LAS VEGAS (KLAS) — Shows on the Las Vegas Strip are dark, and the performers and entertainers are suffering. Tonight, many gathered on the Strip to send a unique message to lawmakers.
Las Vegas is known as the entertainment capital, and the entertainment industry employs thousands of people. Right now, those who work in it say they want more done to help people get back to work.
“Entertainment is the life blood of this town,” said stagehand James Doloway.
Millions come to Vegas to be entertained, as the city has it all, from live music to shows on water.
But as the pandemic continues, the thousands of employees who normally keep the industry on its feet remain without work.
“We have no idea when we are ever going back to work,” said wardrobe attendant Maryn Berbeck.
A summer heat wave didn’t stop hundreds from taking to the Strip for a rally Wednesday.

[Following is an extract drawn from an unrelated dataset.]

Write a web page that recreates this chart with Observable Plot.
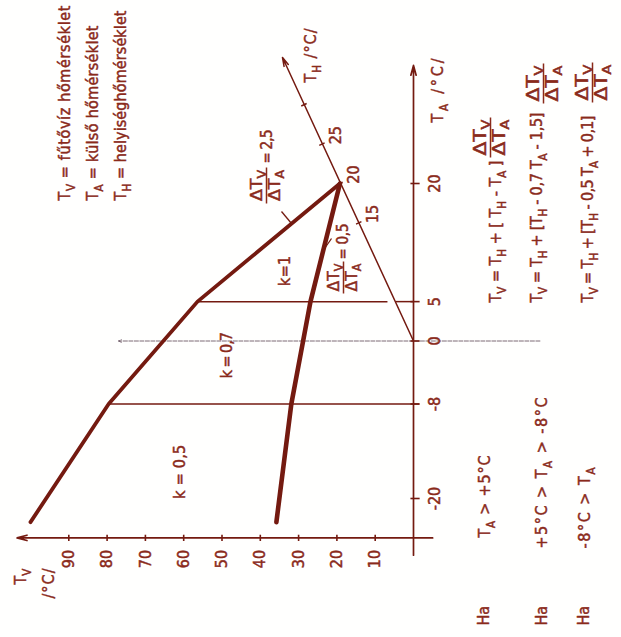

“We have been out of work for well over six months,” said Doloway.
From wardrobe attendants to stagehands, people from all parts of the industry say they want more done by lawmakers to come up with a plan to get it back up and running.
“If Governor Sisolak states we can open our theaters, we don’t just open the next day. It is not that simple,” explained organizer David Schulman. “We need audience numbers; we need people to fly to Las Vegas. We need hotel rooms; we need any numbers of things to get our business back in place. We need the aid.”
Schulman says he wants people to know how bad the pandemic is impacting the industry and for them to know how big it is for the area.
“We can say there are 68,000 workers out of work here in the City of Las Vegas. That is approximately 2.8 million. But until people see our numbers, they don’t understand what that means.”
Demonstrators say not only are they without work, they are still without unemployment benefits.
“It makes me sad,” Berbeck lamented. “It is sad; it is upsetting. I have tried to help as many friends and family members that I can to get through to unemployment.”
Organizers say another demonstration is planned for Sept. 1. This time, it won’t just be on the Strip, but throughout the city.
They say many buildings will change their lights to red to stand in solidarity with the entertainment industry.